Budgeting software for scaleup.
Budgeting is a crucial practice for scaleups, as it provides a strategic roadmap for managing their rapid growth. For such expanding businesses, detailed budgeting across different departments is essential. It enables them to allocate resources effectively, anticipate potential financial needs, and steer their growth in a focused manner.
By budgeting for individual departments, scaleups can ensure that each segment of the business receives the right amount of investment to thrive, aligning departmental objectives with the company’s overall growth targets. This approach fosters a more efficient use of capital, drives accountability, and aids in making informed strategic decisions.
vinr Financial Management (FM) budgeting is anchored around two core concepts: ‘Cost Centers’ and ‘Expense Forecasting’. Similarly, revenue management is efficiently handled through ‘Profit Centers’. Team leads are empowered to project their team’s expenses within their designated Cost Centers, providing a structured and focused approach to financial planning. These forecasts are dynamic, allowing for adjustments at any time to accommodate corrections or changes in financial strategy.
Once a cost center is established, you can begin forecasting expenses for future dates, categorizing each forecasted expense by its type to represent the specific category of the expense. For enhanced granularity and clearer financial oversight, it’s advisable to create individual expense items for different projects. This detailed approach aids in more precise tracking and management of funds. The finance team plays a crucial role in this process; they will review and assess these budgets during controlling activities at scheduled intervals, ensuring alignment with the company’s financial strategy and objectives.
Once supplier invoices are uploaded and approved, they are converted into actual expenses. These actual expenses can then be directly compared to the budgeted expenses for a specific month or quarter. This comparison is crucial for monitoring budget adherence and identifying any discrepancies between projected and actual spending, enabling more effective financial management and strategic adjustments.
The variance between actual and budgeted expenses can be analyzed at two levels. At the cost center level, this variance is accessible under the ‘Variance’ tab, allowing for a detailed view within specific areas of the business. For a broader perspective encompassing the entire company, variance analysis based on different departments can be conducted through the ‘Variance Analysis’ tab. This dual-level approach facilitates a comprehensive understanding of financial performance both at the micro (cost center) and macro (company-wide) levels.

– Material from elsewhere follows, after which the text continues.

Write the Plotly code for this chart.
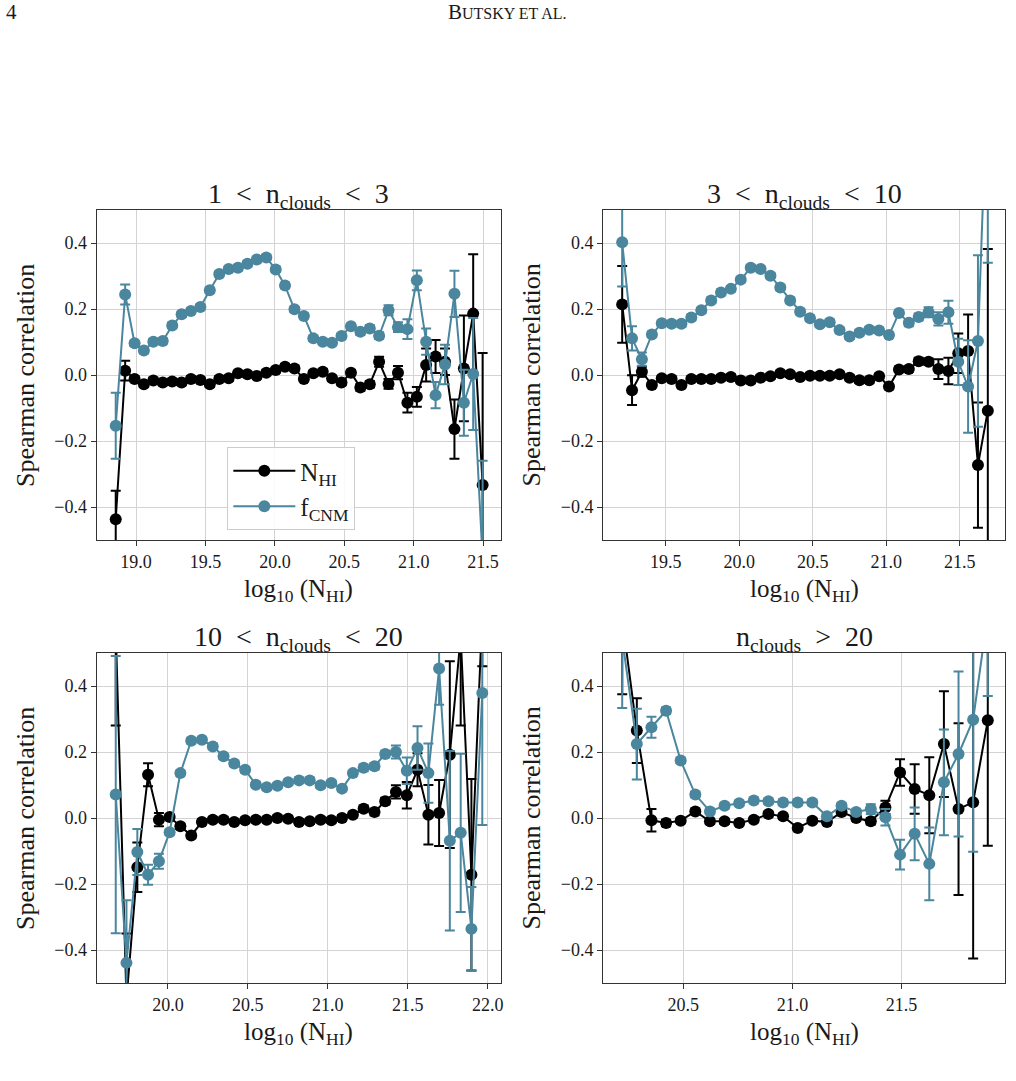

Managing budgets using tools like Excel can be a significant pain point for scaleups. As these companies grow, the complexity and volume of financial data increase exponentially, making Excel inadequate due to its limitations in handling large datasets, real-time collaboration, and advanced forecasting. Excel’s manual data entry process is prone to errors and inefficiencies, which can lead to inaccurate budgeting and potential financial oversights. This limitation underscores the need for more sophisticated financial management tools capable of accommodating the dynamic and complex nature of budgeting in a rapidly scaling business environment.